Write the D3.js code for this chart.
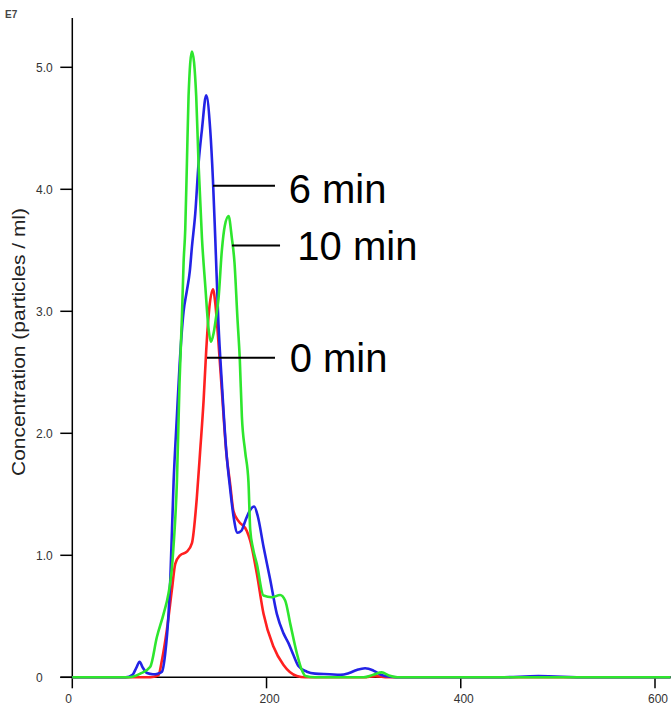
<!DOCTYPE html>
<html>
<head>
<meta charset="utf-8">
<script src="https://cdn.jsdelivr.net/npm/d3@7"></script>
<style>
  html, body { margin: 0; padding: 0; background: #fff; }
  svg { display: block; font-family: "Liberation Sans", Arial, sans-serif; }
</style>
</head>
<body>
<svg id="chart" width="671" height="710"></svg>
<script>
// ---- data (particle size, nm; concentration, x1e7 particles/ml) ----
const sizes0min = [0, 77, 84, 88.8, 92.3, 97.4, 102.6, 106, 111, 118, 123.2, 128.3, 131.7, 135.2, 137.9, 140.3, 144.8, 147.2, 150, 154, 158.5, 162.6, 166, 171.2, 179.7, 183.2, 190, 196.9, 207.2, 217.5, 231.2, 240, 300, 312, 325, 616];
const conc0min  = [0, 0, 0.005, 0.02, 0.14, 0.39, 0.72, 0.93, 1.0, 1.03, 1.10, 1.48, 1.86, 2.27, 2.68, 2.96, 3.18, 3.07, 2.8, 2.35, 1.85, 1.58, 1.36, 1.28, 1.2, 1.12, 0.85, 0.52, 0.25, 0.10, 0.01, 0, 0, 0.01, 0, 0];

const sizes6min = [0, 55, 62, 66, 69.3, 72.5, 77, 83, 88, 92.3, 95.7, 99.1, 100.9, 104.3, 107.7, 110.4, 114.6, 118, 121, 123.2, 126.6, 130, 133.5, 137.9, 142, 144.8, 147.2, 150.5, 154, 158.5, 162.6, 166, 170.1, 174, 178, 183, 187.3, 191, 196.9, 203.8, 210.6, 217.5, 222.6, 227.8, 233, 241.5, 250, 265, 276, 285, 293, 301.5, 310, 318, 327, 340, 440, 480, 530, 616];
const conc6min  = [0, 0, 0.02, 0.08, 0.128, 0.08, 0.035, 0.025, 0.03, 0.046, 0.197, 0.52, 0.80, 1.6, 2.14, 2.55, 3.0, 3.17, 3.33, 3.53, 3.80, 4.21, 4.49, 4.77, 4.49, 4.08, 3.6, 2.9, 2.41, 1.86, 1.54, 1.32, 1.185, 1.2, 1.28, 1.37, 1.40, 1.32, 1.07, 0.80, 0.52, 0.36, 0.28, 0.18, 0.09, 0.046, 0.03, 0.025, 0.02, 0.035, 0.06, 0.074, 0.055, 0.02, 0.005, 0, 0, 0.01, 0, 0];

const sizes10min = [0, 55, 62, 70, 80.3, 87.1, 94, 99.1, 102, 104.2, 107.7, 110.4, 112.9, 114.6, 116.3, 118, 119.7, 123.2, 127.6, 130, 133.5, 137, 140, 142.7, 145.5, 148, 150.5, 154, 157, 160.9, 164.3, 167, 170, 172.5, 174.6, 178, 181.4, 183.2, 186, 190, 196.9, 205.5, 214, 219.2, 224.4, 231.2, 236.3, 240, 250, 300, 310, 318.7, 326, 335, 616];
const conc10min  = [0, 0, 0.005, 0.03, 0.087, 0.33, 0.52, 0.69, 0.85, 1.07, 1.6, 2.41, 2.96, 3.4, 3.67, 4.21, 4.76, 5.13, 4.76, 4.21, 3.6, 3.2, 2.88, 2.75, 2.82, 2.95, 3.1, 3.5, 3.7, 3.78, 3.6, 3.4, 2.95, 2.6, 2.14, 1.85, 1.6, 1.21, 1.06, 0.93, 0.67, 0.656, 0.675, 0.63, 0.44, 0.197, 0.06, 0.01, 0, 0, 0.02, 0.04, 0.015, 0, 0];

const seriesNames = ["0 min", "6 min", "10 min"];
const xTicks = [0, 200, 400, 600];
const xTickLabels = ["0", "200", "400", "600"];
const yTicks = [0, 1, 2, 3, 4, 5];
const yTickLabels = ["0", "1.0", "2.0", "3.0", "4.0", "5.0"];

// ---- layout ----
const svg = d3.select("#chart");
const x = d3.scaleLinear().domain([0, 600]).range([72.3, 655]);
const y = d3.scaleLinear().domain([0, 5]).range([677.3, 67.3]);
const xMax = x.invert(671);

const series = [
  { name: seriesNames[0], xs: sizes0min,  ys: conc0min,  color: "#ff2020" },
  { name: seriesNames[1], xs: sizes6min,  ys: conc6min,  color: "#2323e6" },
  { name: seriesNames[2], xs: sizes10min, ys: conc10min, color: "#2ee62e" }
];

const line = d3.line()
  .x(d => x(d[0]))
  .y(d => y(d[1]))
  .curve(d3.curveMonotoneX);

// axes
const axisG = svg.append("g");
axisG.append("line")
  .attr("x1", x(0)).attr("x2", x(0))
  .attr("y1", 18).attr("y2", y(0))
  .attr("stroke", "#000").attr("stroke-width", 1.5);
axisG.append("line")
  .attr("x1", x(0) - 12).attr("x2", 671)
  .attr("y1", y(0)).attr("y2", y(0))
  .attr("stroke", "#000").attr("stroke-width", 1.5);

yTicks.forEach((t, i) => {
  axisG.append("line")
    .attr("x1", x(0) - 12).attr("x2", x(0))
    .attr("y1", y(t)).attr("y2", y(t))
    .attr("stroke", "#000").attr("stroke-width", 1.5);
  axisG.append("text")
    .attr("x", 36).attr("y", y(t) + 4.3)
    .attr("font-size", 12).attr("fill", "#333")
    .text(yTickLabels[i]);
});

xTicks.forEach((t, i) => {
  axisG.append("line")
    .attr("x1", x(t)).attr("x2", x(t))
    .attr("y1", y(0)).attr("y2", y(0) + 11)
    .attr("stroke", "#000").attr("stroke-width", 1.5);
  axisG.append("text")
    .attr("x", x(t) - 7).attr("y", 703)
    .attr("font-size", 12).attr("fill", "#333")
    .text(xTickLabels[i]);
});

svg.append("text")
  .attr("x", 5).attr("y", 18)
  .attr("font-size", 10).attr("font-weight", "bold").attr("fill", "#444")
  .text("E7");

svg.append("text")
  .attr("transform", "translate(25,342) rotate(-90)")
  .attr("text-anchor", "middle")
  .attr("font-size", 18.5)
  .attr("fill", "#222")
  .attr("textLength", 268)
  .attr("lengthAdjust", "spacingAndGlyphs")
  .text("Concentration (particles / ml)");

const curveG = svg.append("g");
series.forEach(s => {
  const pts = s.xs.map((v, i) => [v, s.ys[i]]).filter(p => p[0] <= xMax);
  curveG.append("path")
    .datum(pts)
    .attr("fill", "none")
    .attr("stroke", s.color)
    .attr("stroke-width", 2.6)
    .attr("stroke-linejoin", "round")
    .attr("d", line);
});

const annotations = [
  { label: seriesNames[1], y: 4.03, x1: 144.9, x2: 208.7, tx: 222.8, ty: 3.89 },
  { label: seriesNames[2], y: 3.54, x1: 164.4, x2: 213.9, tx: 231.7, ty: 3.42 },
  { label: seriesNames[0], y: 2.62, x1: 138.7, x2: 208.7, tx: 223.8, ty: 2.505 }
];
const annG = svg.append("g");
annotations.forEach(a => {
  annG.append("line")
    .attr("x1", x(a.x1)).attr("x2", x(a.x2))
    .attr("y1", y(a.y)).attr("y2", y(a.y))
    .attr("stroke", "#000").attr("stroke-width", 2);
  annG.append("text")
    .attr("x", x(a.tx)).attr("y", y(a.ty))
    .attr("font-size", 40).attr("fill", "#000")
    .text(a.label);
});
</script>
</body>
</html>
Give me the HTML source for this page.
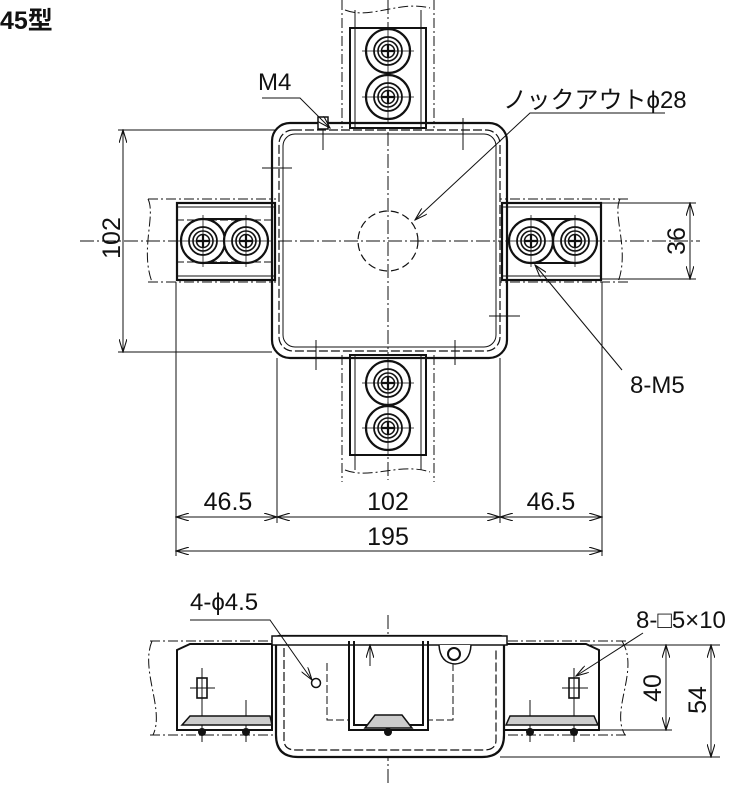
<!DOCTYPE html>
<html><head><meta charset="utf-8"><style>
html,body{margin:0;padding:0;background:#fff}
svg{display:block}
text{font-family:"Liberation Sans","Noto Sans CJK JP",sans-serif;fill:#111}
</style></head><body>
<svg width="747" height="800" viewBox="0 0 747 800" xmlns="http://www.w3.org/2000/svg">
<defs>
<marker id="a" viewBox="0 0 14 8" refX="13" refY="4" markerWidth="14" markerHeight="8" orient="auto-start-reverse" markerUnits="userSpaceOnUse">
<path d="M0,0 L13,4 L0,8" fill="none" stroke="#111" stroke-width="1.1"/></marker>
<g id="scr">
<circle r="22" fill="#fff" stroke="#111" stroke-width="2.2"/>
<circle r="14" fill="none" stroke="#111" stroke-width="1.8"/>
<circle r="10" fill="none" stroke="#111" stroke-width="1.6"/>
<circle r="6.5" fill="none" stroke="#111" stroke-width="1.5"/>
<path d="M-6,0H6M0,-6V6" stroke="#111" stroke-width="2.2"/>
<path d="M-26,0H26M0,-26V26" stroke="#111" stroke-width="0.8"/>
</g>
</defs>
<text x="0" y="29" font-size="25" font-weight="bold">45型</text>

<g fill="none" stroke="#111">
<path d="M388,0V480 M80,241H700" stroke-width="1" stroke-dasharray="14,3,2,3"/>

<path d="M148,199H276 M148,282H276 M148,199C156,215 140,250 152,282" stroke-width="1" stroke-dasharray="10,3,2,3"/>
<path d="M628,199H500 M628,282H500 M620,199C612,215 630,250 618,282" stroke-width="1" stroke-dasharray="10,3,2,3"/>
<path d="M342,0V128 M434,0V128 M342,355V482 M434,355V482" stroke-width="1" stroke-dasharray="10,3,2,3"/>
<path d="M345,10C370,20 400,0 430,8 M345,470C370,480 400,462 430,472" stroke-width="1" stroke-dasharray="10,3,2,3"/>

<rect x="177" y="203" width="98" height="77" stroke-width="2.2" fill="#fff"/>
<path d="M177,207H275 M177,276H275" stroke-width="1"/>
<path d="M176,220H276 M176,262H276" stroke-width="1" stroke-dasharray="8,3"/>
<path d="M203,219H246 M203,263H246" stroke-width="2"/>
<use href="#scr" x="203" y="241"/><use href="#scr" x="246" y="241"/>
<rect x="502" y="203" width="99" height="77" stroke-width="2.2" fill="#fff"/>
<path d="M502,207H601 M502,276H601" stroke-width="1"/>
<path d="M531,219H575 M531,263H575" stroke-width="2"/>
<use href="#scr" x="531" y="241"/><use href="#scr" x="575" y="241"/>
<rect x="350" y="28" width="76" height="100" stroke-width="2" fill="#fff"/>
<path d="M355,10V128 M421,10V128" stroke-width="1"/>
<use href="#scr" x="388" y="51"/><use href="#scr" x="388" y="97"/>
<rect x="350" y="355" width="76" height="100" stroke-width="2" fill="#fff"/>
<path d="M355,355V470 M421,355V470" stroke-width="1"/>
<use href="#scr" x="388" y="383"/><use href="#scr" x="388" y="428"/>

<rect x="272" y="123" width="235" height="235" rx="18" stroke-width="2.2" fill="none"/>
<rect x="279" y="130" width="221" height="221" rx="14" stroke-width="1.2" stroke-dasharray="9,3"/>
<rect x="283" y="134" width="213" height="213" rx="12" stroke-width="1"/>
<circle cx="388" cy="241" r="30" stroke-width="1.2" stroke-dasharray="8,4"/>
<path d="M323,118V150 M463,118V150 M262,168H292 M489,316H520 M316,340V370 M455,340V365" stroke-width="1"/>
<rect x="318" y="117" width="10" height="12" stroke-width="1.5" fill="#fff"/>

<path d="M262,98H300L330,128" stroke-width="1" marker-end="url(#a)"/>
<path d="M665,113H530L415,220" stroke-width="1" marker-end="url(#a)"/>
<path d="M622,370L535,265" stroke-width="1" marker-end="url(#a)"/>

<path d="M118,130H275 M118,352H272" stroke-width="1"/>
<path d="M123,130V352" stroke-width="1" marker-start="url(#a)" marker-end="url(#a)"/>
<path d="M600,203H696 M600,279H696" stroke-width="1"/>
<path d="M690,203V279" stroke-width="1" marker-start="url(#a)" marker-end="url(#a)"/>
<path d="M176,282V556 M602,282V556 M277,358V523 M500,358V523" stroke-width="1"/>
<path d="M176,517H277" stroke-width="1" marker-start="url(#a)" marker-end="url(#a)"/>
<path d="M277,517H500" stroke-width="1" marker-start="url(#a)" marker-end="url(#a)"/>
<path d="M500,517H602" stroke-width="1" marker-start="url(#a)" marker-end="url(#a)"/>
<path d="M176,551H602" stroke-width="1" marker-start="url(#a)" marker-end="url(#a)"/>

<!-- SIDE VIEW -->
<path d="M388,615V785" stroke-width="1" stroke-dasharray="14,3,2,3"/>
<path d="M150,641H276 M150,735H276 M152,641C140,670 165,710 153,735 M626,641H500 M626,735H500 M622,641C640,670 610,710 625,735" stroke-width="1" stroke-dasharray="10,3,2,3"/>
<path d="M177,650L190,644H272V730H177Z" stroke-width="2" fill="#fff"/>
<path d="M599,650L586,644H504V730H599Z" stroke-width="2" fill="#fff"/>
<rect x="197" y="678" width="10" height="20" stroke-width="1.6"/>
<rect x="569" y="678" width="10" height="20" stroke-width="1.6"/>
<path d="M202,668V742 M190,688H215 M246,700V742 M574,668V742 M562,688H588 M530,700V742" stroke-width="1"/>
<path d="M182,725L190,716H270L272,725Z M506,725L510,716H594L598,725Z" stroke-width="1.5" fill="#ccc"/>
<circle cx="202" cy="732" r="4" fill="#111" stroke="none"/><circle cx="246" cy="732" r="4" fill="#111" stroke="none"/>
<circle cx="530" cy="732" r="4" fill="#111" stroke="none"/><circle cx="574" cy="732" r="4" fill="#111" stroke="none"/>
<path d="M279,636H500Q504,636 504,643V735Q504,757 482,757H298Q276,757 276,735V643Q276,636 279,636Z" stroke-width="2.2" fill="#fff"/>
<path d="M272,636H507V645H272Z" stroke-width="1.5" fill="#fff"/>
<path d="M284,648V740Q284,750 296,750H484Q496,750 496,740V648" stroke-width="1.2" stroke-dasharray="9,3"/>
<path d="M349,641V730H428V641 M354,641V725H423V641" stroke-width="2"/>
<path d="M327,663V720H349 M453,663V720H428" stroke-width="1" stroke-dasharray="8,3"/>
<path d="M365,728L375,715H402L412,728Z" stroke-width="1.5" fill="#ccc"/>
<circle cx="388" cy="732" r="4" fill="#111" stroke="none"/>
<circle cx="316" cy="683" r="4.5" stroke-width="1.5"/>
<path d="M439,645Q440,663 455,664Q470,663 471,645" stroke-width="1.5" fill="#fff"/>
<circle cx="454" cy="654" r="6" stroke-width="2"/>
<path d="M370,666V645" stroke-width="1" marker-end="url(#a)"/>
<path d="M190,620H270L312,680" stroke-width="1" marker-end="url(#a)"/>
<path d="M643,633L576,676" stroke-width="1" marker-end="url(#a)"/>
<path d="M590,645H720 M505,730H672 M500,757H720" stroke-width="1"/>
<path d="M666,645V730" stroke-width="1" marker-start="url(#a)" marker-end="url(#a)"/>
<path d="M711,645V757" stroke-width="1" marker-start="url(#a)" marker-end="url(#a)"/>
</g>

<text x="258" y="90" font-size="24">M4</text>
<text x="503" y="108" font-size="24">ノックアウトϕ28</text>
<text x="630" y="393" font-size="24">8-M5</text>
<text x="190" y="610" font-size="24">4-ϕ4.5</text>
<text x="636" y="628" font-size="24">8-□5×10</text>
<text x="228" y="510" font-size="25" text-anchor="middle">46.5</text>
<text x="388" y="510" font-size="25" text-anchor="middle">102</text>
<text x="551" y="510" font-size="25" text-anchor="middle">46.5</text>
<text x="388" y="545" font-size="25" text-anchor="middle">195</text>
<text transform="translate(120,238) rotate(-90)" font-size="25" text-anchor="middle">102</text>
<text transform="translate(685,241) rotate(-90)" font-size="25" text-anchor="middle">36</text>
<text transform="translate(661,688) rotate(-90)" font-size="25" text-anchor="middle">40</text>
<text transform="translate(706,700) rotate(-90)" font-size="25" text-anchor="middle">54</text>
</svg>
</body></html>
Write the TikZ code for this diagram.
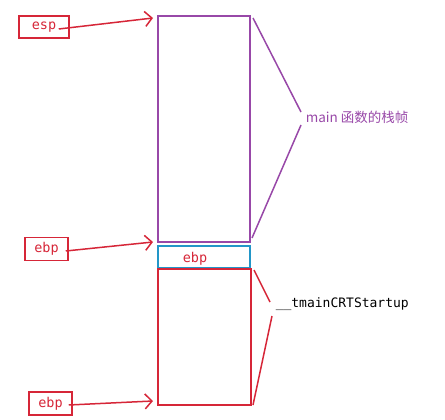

_EXERCISE DIRECTIONS_: Copy out all lines from the material above that contain the string "this".

_SOLUTION_:
Write the D3.js code for this chart.
Give me the HTML source for this page.
Write the TikZ code for this diagram.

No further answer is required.